The Western world worships the intellect.  We prize rational thought.  We believe that we can come to know and understand anything through logic and observation.  This is directly the opposite of what Biblical writers meant when they spoke of “knowing” something.  To know something in the Hebrew culture meant to become that thing – to do that thing.  The idea that you could read someone else’s teachings and repeat them to show that you understood the teachings would have been preposterous to them.

In Jesus’ time, when a boy wanted to study under a rabbi, he would go and plead to study under him.  The rabbi would then test the boy to see if he was an acceptable candidate.  If he was, he would enter a long period of training.  The purpose of this training was not to simply show you could repeat back to the rabbi what he taught you to prove you had learned and mentally understood it.  It was to learn to be just like the rabbi.    Only through this experiential living, could he really know what the rabbi knew and understand what the rabbi was teaching.

Jesus had His disciples drop everything and live every moment of their lives with Him for three years in order to train them.  Even after these three years with the greatest teacher in the history of mankind, their training was woefully incomplete.  They had barely changed.  When Jesus’ time of trial and crucifixion came, they all ran away like scared cats.

Yet, after they received the Holy Spirit, He transformed them into men who changed the course of history.  As they sought God and experienced life, He gave them wisdom.  The Holy Spirit reminded them of teachings Jesus had shared which before had just been words.
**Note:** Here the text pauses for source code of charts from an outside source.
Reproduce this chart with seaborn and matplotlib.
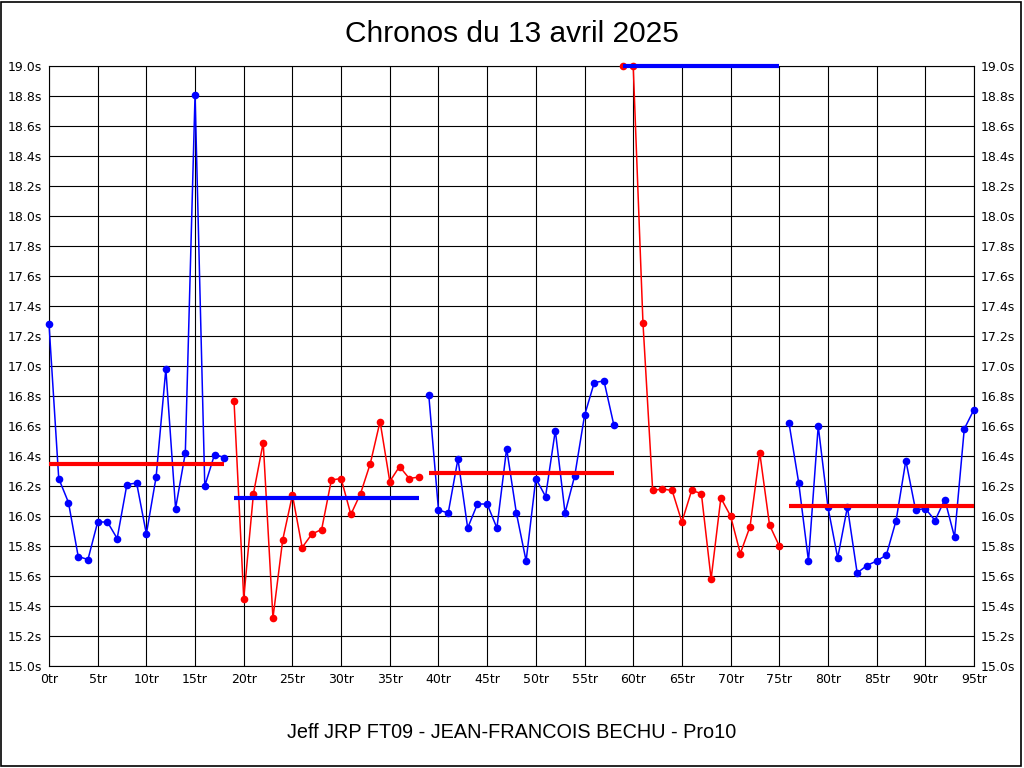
import numpy as np
import pandas as pd
import seaborn as sns
import matplotlib.pyplot as plt
from matplotlib.patches import Rectangle

# lap times (laps 59-60 are off the scale, shown at 19.0)
seg1_times = [17.28, 16.25, 16.09, 15.73, 15.71, 15.96, 15.96, 15.85, 16.21, 16.22,
              15.88, 16.26, 16.98, 16.05, 16.42, 18.81, 16.20, 16.41, 16.39]
seg2_times = [16.77, 15.45, 16.15, 16.49, 15.32, 15.84, 16.14, 15.79, 15.88, 15.91,
              16.24, 16.25, 16.01, 16.15, 16.35, 16.63, 16.23, 16.33, 16.25, 16.26]
seg3_times = [16.81, 16.04, 16.02, 16.38, 15.92, 16.08, 16.08, 15.92, 16.45, 16.02,
              15.70, 16.25, 16.13, 16.57, 16.02, 16.27, 16.67, 16.89, 16.90, 16.61]
seg4_times = [19.00, 19.00, 17.29, 16.17, 16.18, 16.17, 15.96, 16.17, 16.15, 15.58,
              16.12, 16.00, 15.75, 15.93, 16.42, 15.94, 15.80]
seg5_times = [16.62, 16.22, 15.70, 16.60, 16.06, 15.72, 16.06, 15.62, 15.67, 15.70,
              15.74, 15.97, 16.37, 16.04, 16.05, 15.97, 16.11, 15.86, 16.58, 16.71]

segments = [seg1_times, seg2_times, seg3_times, seg4_times, seg5_times]
seg_averages = [16.35, 16.12, 16.29, 19.00, 16.07]
seg_colors = ["#0000ff", "#ff0000", "#0000ff", "#ff0000", "#0000ff"]
avg_colors = ["#ff0000", "#0000ff", "#ff0000", "#0000ff", "#ff0000"]

x_ticks = list(range(0, 96, 5))
y_ticks = [round(15.0 + 0.2 * i, 1) for i in range(21)]

title = "Chronos du 13 avril 2025"
footer = "Jeff JRP FT09 - JEAN-FRANCOIS BECHU - Pro10"

# build long table
rows = []
lap = 0
for s, times in enumerate(segments):
    for t in times:
        rows.append({"lap": lap, "time": t, "segment": s})
        lap += 1
df = pd.DataFrame(rows)

sns.set_style("white")
plt.rcParams["font.family"] = ["DejaVu Sans"]
plt.rcParams["text.color"] = "black"

fig = plt.figure(figsize=(10.24, 7.68), dpi=100)
ax = fig.add_axes([49 / 1024, 1 - 666 / 768, 925 / 1024, 600 / 768])

sns.lineplot(data=df, x="lap", y="time", hue="segment", palette=seg_colors,
             marker="o", markersize=5.5, markeredgewidth=0, linewidth=1.1,
             legend=False, ax=ax, clip_on=False, zorder=3)

# segment averages
for s, times in enumerate(segments):
    seg = df[df["segment"] == s]
    ax.hlines(seg_averages[s], seg["lap"].min(), seg["lap"].max(),
              color=avg_colors[s], linewidth=3, zorder=4, clip_on=False)

ax.set_xlim(0, 95)
ax.set_ylim(15.0, 19.0)
ax.set_xticks(x_ticks)
ax.set_xticklabels([f"{t}tr" for t in x_ticks])
ax.set_yticks(y_ticks)
ax.set_yticklabels([f"{t:.1f}s" for t in y_ticks])
ax.tick_params(axis="both", length=0, labelsize=9, colors="black", pad=5)
ax.tick_params(axis="y", labelright=True)
ax.grid(True, color="black", linewidth=0.8)
ax.set_axisbelow(True)
for sp in ax.spines.values():
    sp.set_color("black")
    sp.set_linewidth(0.8)
ax.set_xlabel("")
ax.set_ylabel("")

fig.text(0.5, 1 - 34 / 768, title, ha="center", va="center", fontsize=21.5,
         family="Liberation Sans", color="black")
fig.text(0.5, 1 - 733 / 768, footer, ha="center", va="center", fontsize=14.3,
         family="Liberation Sans", color="black")

fig.patches.append(Rectangle((0.001, 0.002), 0.996, 0.995, transform=fig.transFigure,
                             fill=False, edgecolor="black", linewidth=1.2))

fig.savefig("out.png", dpi=100, facecolor="white")
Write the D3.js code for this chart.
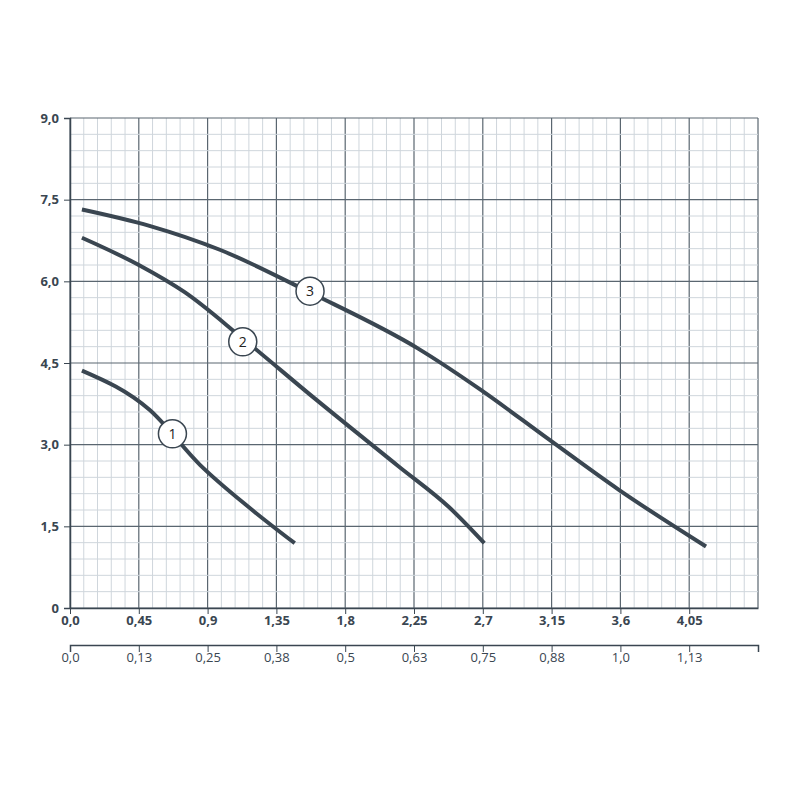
<!DOCTYPE html><html><head><meta charset="utf-8"><script src="https://cdn.jsdelivr.net/npm/d3@7"></script>
<style>body{margin:0;background:#fff}</style></head><body><svg id="c" width="800" height="800"></svg>
<script>
const xTicks=[0,0.45,0.9,1.35,1.8,2.25,2.7,3.15,3.6,4.05];
const xLabels=["0,0","0,45","0,9","1,35","1,8","2,25","2,7","3,15","3,6","4,05"];
const x2Labels=["0,0","0,13","0,25","0,38","0,5","0,63","0,75","0,88","1,0","1,13"];
const yTicks=[0,1.5,3,4.5,6,7.5,9];
const yLabels=["0","1,5","3,0","4,5","6,0","7,5","9,0"];
const curve1=[[0.078,4.36],[0.52,3.64],[0.85,2.63],[1.17,1.85],[1.47,1.19]];
const curve2=[[0.078,6.80],[0.45,6.30],[0.75,5.80],[1.13,4.95],[1.60,3.85],[2.15,2.60],[2.48,1.85],[2.71,1.19]];
const curve3=[[0.078,7.32],[0.52,7.02],[0.98,6.58],[1.58,5.78],[2.28,4.76],[2.68,4.02],[3.13,3.10],[3.59,2.17],[4.16,1.13]];
const labels=[{n:"1",p:[0.67,3.20]},{n:"2",p:[1.13,4.89]},{n:"3",p:[1.57,5.82]}];
const C="#3a4651",G="#cfd6dc";
const svg=d3.select("#c");
const x=d3.scaleLinear().domain([0,4.5]).range([70,758]);
const y=d3.scaleLinear().domain([0,9]).range([608,118]);
const g=svg.append("g");
for(let i=0;i<=50;i++){const v=i*0.09;g.append("line").attr("x1",x(v)).attr("x2",x(v)).attr("y1",y(0)).attr("y2",y(9)).attr("stroke",i%5?G:"#5a6670").attr("stroke-width",i%5?1:1.2);}
for(let i=0;i<=30;i++){const v=i*0.3;g.append("line").attr("y1",y(v)).attr("y2",y(v)).attr("x1",x(0)).attr("x2",x(4.5)).attr("stroke",i%5?G:"#5a6670").attr("stroke-width",i%5?1:1.2);}
function sty(a,bold){a.select(".domain").attr("stroke",C).attr("stroke-width",1.5);a.selectAll("line").attr("stroke",C);
 a.selectAll("text").style("fill",C).style("font-family","Open Sans").style("font-weight",bold?"bold":"normal").style("font-size","13px");}
svg.append("g").attr("transform","translate(70,0)").call(d3.axisLeft(y).tickValues(yTicks).tickFormat((d,i)=>yLabels[i]).tickSize(6)).call(a=>{sty(a,true);a.selectAll("text").attr("dx",-2);});
svg.append("g").attr("transform","translate(0,608)").call(d3.axisBottom(x).tickValues(xTicks).tickFormat((d,i)=>xLabels[i]).tickSize(6).tickSizeOuter(0)).call(a=>{sty(a,true);a.selectAll("text").attr("dy",8);});
svg.append("g").attr("transform","translate(0,645)").call(d3.axisBottom(x).tickValues(xTicks).tickFormat((d,i)=>x2Labels[i]).tickSize(7).tickSizeOuter(7)).call(a=>{sty(a,false);a.selectAll("text").attr("dy",7);});
const line=d3.line().x(d=>x(d[0])).y(d=>y(d[1])).curve(d3.curveMonotoneX);
[curve1,curve2,curve3].forEach(c=>svg.append("path").attr("d",line(c)).attr("fill","none").attr("stroke",C).attr("stroke-width",4));
labels.forEach(l=>{svg.append("circle").attr("cx",x(l.p[0])).attr("cy",y(l.p[1])).attr("r",14).attr("fill","#fff").attr("stroke",C).attr("stroke-width",1.5);
 svg.append("text").attr("x",x(l.p[0])).attr("y",y(l.p[1])+5).attr("text-anchor","middle").style("font-family","Open Sans").style("font-size","14px").style("fill","#222").text(l.n);});
</script></body></html>
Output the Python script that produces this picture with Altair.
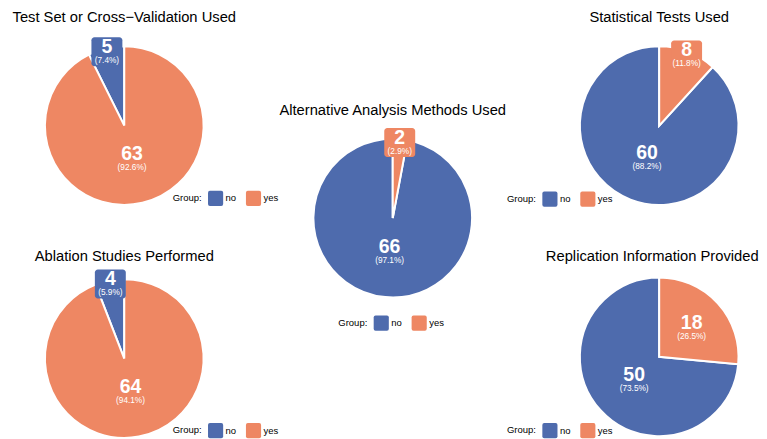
import math
import altair as alt
import pandas as pd

# ---- data ----
groups = ["no", "yes"]
title_test_set = "Test Set or Cross\u2212Validation Used"
title_stat = "Statistical Tests Used"
title_alt = "Alternative Analysis Methods Used"
title_ablation = "Ablation Studies Performed"
title_replication = "Replication Information Provided"
counts_test_set = [5, 63]
counts_stat = [60, 8]
counts_alt = [66, 2]
counts_ablation = [4, 64]
counts_replication = [50, 18]

# ---- style / layout ----
BLUE, ORANGE = "#4E6BAD", "#EE8763"
FONT = "Liberation Sans"
R_OUT = 79.5
STROKE = 2
BOX_W, BOX_H = 31, 29
TITLE_FS = 14.75
TITLE_GAP = 1.15          # title bounds bottom -> text baseline
ROW_PLOT_TOP = 46.3       # page y of the top row's plot areas
PIE_BOX = 158             # plot area side of a pie panel
ROUNDED = ("M -0.75 -1 L 0.75 -1 Q 1 -1 1 -0.75 L 1 0.75 Q 1 1 0.75 1 "
           "L -0.75 1 Q -1 1 -1 0.75 L -1 -0.75 Q -1 -1 -0.75 -1 Z")


def label_radius(frac):
    return 76 if frac < 0.2 else (44 if frac < 0.5 else 34)


def top_extent(counts):
    total = sum(counts)
    ext = R_OUT + STROKE / 2
    cum = 0
    for i in sorted(range(len(groups)), key=lambda k: 0 if groups[k] == "yes" else 1):
        c = counts[i]
        cum += c
        frac = c / total
        if frac < 0.2:
            mid = 2 * math.pi * (cum - c / 2) / total
            ext = max(ext, label_radius(frac) * math.cos(mid) + BOX_H / 2)
    return ext


def pie_panel(title, counts, width, height, leg_x, leg_y, dist=None, offset=None, dx=0):
    df = pd.DataFrame({"group": groups, "count": counts})
    xs = alt.Scale(domain=[-width / 2, width / 2], nice=False, zero=False)
    ys = alt.Scale(domain=[-height / 2, height / 2], nice=False, zero=False)
    legend = alt.Legend(
        title="Group:", orient="none", legendX=leg_x, legendY=leg_y,
        direction="horizontal", titleOrient="left", titleAnchor="middle",
        titleBaseline="middle", titleFont=FONT, titleFontSize=9.5,
        titleFontWeight="normal", titleColor="black", titlePadding=5,
        labelFont=FONT, labelFontSize=9.5, labelColor="black", labelOffset=2,
        columnPadding=9, symbolType=ROUNDED, symbolSize=230,
        symbolStrokeWidth=0, symbolOpacity=1, padding=0,
    )
    color = alt.Color("group:N", scale=alt.Scale(domain=groups, range=[BLUE, ORANGE]),
                      legend=legend)
    base = (
        alt.Chart(df)
        .transform_calculate(ord="datum.group === 'yes' ? 0 : 1")
        .transform_joinaggregate(total="sum(count)")
        .transform_window(cum="sum(count)", sort=[alt.SortField("ord")], frame=[None, 0])
        .transform_calculate(frac="datum.count / datum.total")
        .transform_calculate(
            mid="2 * PI * (datum.cum - datum.count / 2) / datum.total",
            lr="datum.frac < 0.2 ? 76 : (datum.frac < 0.5 ? 44 : 34)",
            pct="'(' + format(100 * datum.frac, '.1f') + '%)'",
        )
        .transform_calculate(lx="datum.lr * sin(datum.mid)", ly="datum.lr * cos(datum.mid)")
        .transform_calculate(
            bx1=f"datum.lx - {BOX_W / 2}", bx2=f"datum.lx + {BOX_W / 2}",
            by1=f"datum.ly - {BOX_H / 2}", by2=f"datum.ly + {BOX_H / 2}",
        )
    )
    arc = base.mark_arc(outerRadius=R_OUT, stroke="white", strokeWidth=STROKE).encode(
        theta=alt.Theta("count:Q", stack=True),
        color=color,
        order=alt.Order("ord:Q"),
    )
    box = base.transform_filter("datum.frac < 0.2").mark_rect(cornerRadius=3).encode(
        x=alt.X("bx1:Q", scale=xs, axis=None), x2="bx2:Q",
        y=alt.Y("by1:Q", scale=ys, axis=None), y2="by2:Q",
        color=color,
    )
    num = base.mark_text(font=FONT, fontSize=19.5, fontWeight="bold", color="white",
                         baseline="middle", dy=-4.5).encode(
        x=alt.X("lx:Q", scale=xs, axis=None), y=alt.Y("ly:Q", scale=ys, axis=None),
        text="count:Q",
    )
    pct = base.mark_text(font=FONT, fontSize=8.3, color="white",
                         baseline="middle", dy=9.5).encode(
        x=alt.X("lx:Q", scale=xs, axis=None), y=alt.Y("ly:Q", scale=ys, axis=None),
        text="pct:N",
    )
    if offset is None:
        offset = dist - TITLE_GAP - top_extent(counts)
    return alt.layer(arc, box, num, pct).properties(
        width=width, height=height,
        title=alt.TitleParams(title, offset=offset, frame="group", anchor="middle",
                              dx=dx, font=FONT, fontSize=TITLE_FS, fontWeight="normal",
                              color="black"),
    )


# left column: pies at x 124.5, legends start at x 173
L_W = 230
L_PLOT_LEFT = 124.5 - L_W / 2
tl = pie_panel(title_test_set, counts_test_set, L_W, PIE_BOX, 173 - L_PLOT_LEFT,
               190 - ROW_PLOT_TOP, dist=102.6)
bl = pie_panel(title_ablation, counts_ablation, L_W, PIE_BOX, 173 - L_PLOT_LEFT, 143,
               dist=96)

# right column: legends start 73.5 px left of the plot areas
tr = pie_panel(title_stat, counts_stat, PIE_BOX, PIE_BOX, -73.5, 144.5, dist=102)
br = pie_panel(title_replication, counts_replication, PIE_BOX, PIE_BOX, -73.5, 144.7,
               dist=91, dx=-7)

# centre panel: plot area from the top row's plot top down, pie in its middle,
# title drawn inside the cell
C_CY, C_BASE = 218, 116
c_height = 2 * (C_CY - ROW_PLOT_TOP)
cc = pie_panel(title_alt, counts_alt, PIE_BOX, c_height, 24.5, 315 - ROW_PLOT_TOP,
               offset=ROW_PLOT_TOP - TITLE_GAP - C_BASE)


def col(*charts, spacing):
    return (alt.vconcat(*charts, spacing=spacing)
            .resolve_scale(color="independent")
            .resolve_legend(color="independent"))


chart = (
    alt.hconcat(col(tl, bl, spacing=39.4), cc, col(tr, br, spacing=39.7), spacing=0)
    .resolve_scale(color="independent")
    .resolve_legend(color="independent")
    .properties(padding={"left": L_PLOT_LEFT - 8, "top": 0.4, "right": 0, "bottom": 0})
    .configure(font=FONT)
    .configure_view(stroke=None)
)

chart.save("out.html", embed_options={"renderer": "svg", "actions": False})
They became men who knew God and their calling in His Kingdom.

What changed?  Yes, they had seen Jesus alive after death, and I’m sure this was a huge encouragement.  But more than this, they were changed by the gradual workings of the Holy Spirit, teaching and growing them; something that hadn’t happened through three years of hearing Jesus teach. They came to understand the words Jesus had previously spoken though obedient living, experience, and the revelation of knowledge.

Real wisdom and understanding are realized from doing.  Not from thinking about how something works.